Арья наклонилась вперед и пробормотала:
- Флауга (Flauga). – Она мягко подула на судно, и оно поднялось от ее рук, проплыло вокруг огня и затем, набирая скорость, отклонившись вверх, заскользило прочь в сверкающие глубины вечернего неба.
- Как долго он будет лететь?
- Всегда, - сказала она. – Он берет энергию, чтобы оставаться на высоте, от растений под собой. Везде, где есть растения, он сможет лететь.
Идея смутила Эрагона, но он также нашел довольно грустным думать о симпатичном судне из травы, блуждающем среди облаков всю оставшуюся часть вечности ни с такими же, как он, а с птицами для компании:
- Подумай, что в историях люди скажут об этом потом.
Арья переплела свои длинные пальцы словно для того, чтобы воспрепятствовать им сделать что-нибудь еще:
- Много таких причуд существует в мире. Чем дольше ты живешь и дальше ты путешествуешь, тем больше их ты увидишь.
Эрагон некоторое время пристально смотрел на пульсирующий огонь, затем произнес:
- Если так важно защитить свое истинное имя, я должен произнести заклинание, чтобы помешать Гальбаториксу использовать мое истинное имя против меня?
- Ты можешь, если хочешь, - сказала Арья, - но я сомневаюсь, что это нужно. Истинные имена не так легко найти, как ты думаешь. Гальбаторикс не знает, что ты достаточно хорошо догадываешься о своем имени, и если бы он был у тебя в памяти и способен исследовать каждую твою мысль и воспоминание, то ты был бы уже потерянным для себя, с истинным именем или нет.

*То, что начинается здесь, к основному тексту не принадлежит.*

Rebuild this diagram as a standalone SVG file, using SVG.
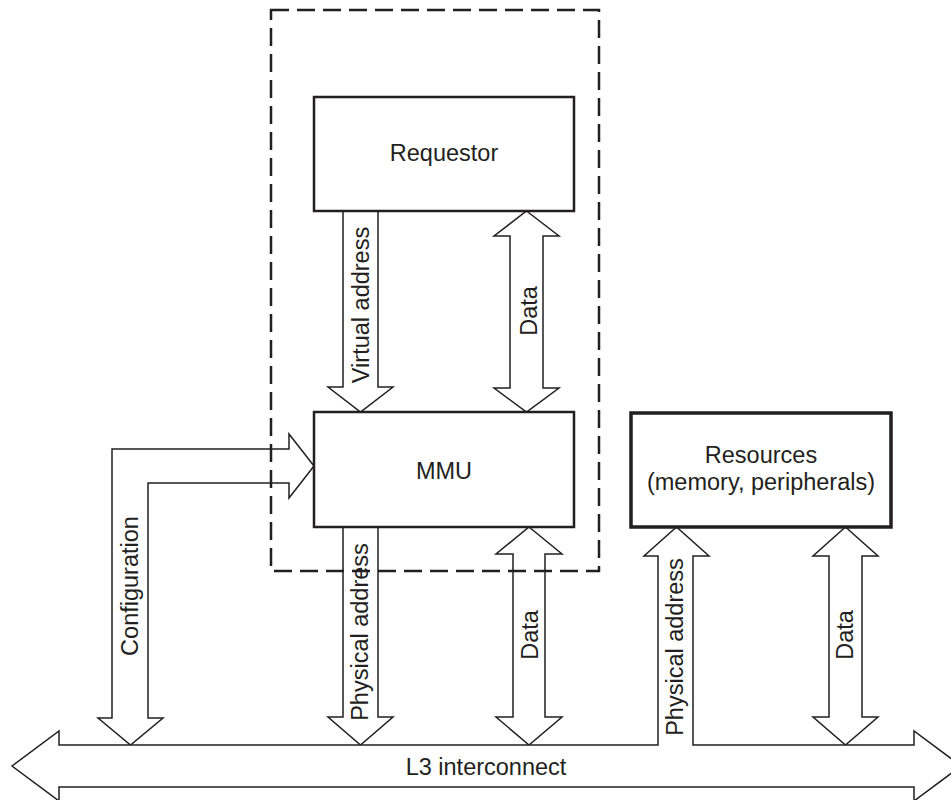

Если это как-то утешит тебя, то я сомневаюсь, что даже я смогу угадать твое истинное имя.
- Ты не сможешь? – спросил он. Он был и рад и сердился, что она считала, что какая-то часть его была тайной для нее.
Она поглядела на него и затем опустила свои глаза:
- Нет, я не думаю так. Ты мог бы предположить мое?
- Нет.
Тишина окутала их лагерь. Выше, звезды мерцали холодным и белым светом. Ветер появился с востока и помчался по равнине, сминая траву и воя протяжным, тонким голосом, словно оплакивая потерю любимой. Когда он достиг их, угли вспыхнули пламенем снова, и крутящаяся грива искр полетела на запад. Эрагон ссутулил свои плечи и поднял воротник своей туники, закрывая шею. Было что-то недружелюбное в ветре; он кусал его с необычайной свирепостью и, казалось, изолировал его и Арью от остального мира. Они сидели неподвижные, оставленные в безвыходном положении на своем крошечном островке света и тепла, пока огромная река воздуха мчалась мимо, громко плача о своих болезненных печалях на незаселенном пространстве земли.